Incorrect calculations, underpaying superannuation and only paying the base rate on annual leave payments. Tracy Angwin of the Australian Payroll Association says inadequate training for payroll managers is often the reason behind errors. She identifies most common mistakes that lead to underpayments.

  1. Incorrect calculations in overtime provisions. Mistakes are made when organisations do not ensure every ruling on overtime has been considered. Many employee awards have numerous sections on overtime – for instance in the ‘overtime’, ‘breaks’ and ‘part-time work’ sections. Overtime is often overlooked.

  2. Underpayment on termination. The most common error here is payroll managers failing to refer to the Fair Work Act 2009, in addition to the relevant award. The Act entitles employees aged over 45 who have had at least two years of service with the organisation to receive one additional week of notice upon termination.

  3. Failing to pay overtime penalty rates to part-time employees. Many organisations erroneously place the same rules on overtime payments to part-time employees as to full-time employees. However, some common employee awards – such as the retail award and clerks award – require overtime penalty rates to be paid to part timers when they work more than their contracted hours.

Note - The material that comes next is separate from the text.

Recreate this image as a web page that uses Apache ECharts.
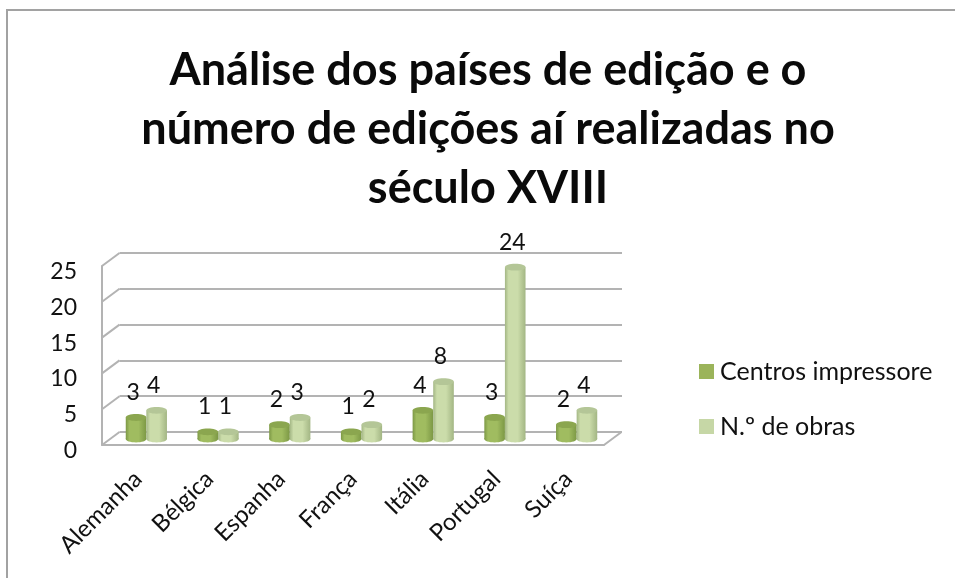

  4. Superannuation underpayments. Many employers fail to pay superannuation on employee payments on top of regular wages or salary. Super should be paid on any employee payment that is regarded as ordinary time earnings – this includes bonuses, leave loading, payment in lieu of notice of termination, and cashed-out annual leave.

  5. Only paying the base rate on annual leave payments. The awards governing employees in some sectors, such as health support and manufacturing, require that annual leave payments include the full payments owed to the employee if they had worked. This includes penalties and allowances, not just the base rate of pay.

  6. Excluding commissions and bonuses from long service leave. Many employers do not include commissions, incentives and bonuses when they calculate the value of long service leave. These payments should be included when long service leave is paid.

  7. Lack of payroll reviews and outdated systems. A major oversight that contributes to all of the above errors is failing to review the accuracy of payroll systems alongside legislative changes.

If in doubt over whether employees are being paid correctly, seek independent expert advice from an employment law firm or encourage your client to do so. You may also wish to contact the Fair Work Ombudsman.